Ces islamistes qui s’installent

Denis Sieffert  • 16 juin 2011 abonné·es

Il faisait peur. On lui prédisait une vie politique éphémère. On disait son idéologie « islamiste » inconciliable avec la démocratie. Et pourtant, élection après élection, le Parti de la justice et du développement (AKP) du Premier ministre, Recep Tayyip Erdogan, renforce son influence. Il a remporté largement les élections législatives de dimanche en recueillant 49,9% des voix. Un troisième succès consécutif et le plus large depuis son arrivée au pouvoir en 2002. Avec 326 sièges (au lieu des 330 nécessaires pour disposer des deux tiers), l’AKP devra cependant composer avec l’opposition. « Le peuple nous a adressé le message que la nouvelle Constitution devra se faire par le compromis, la consultation et la négociation », a immédiatement déclaré M. Erdogan.


Il s’agit d’abolir la constitution imposée à la suite du coup d’état militaire de 1980. Derrière l’AKP, le Parti républicain du peuple (CHP) (centre-gauche) est arrivé en deuxième position, avec 25,9% des voix. Le parti pro-kurde BDP a également obtenu un succès spectaculaire, passant de 20 à 36 sièges. Les Kurdes sont entre 12 et 15 millions sur une population totale de 73 millions d’habitants.
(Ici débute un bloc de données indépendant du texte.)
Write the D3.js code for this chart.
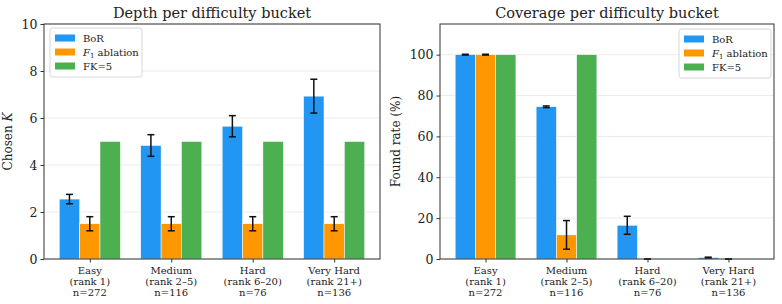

Malgré un assaut de promesses démocratiques, M. Erdogan rencontre toujours le scepticisme de la presse d’opposition. Beaucoup craignent que le débat constitutionnel ne permette au Premier ministre de faire évoluer le pays vers un régime présidentiel taillé à sa mesure. Les opposants rappellent également que des dizaines de journalistes sont toujours en prison et que l’usage d’Internet est réduit. Une élection libre ne suffit pas à faire une démocratie au-dessus de tout reproche. M. Erdogan a par ailleurs marqué des points sur la scène internationale. La Turquie, qui accueille des réfugiés syriens, condamne sévèrement la répression en Syrie, et a pris ses distances avec Israël. Ce qui confère à Ankara une place stratégique dans la région.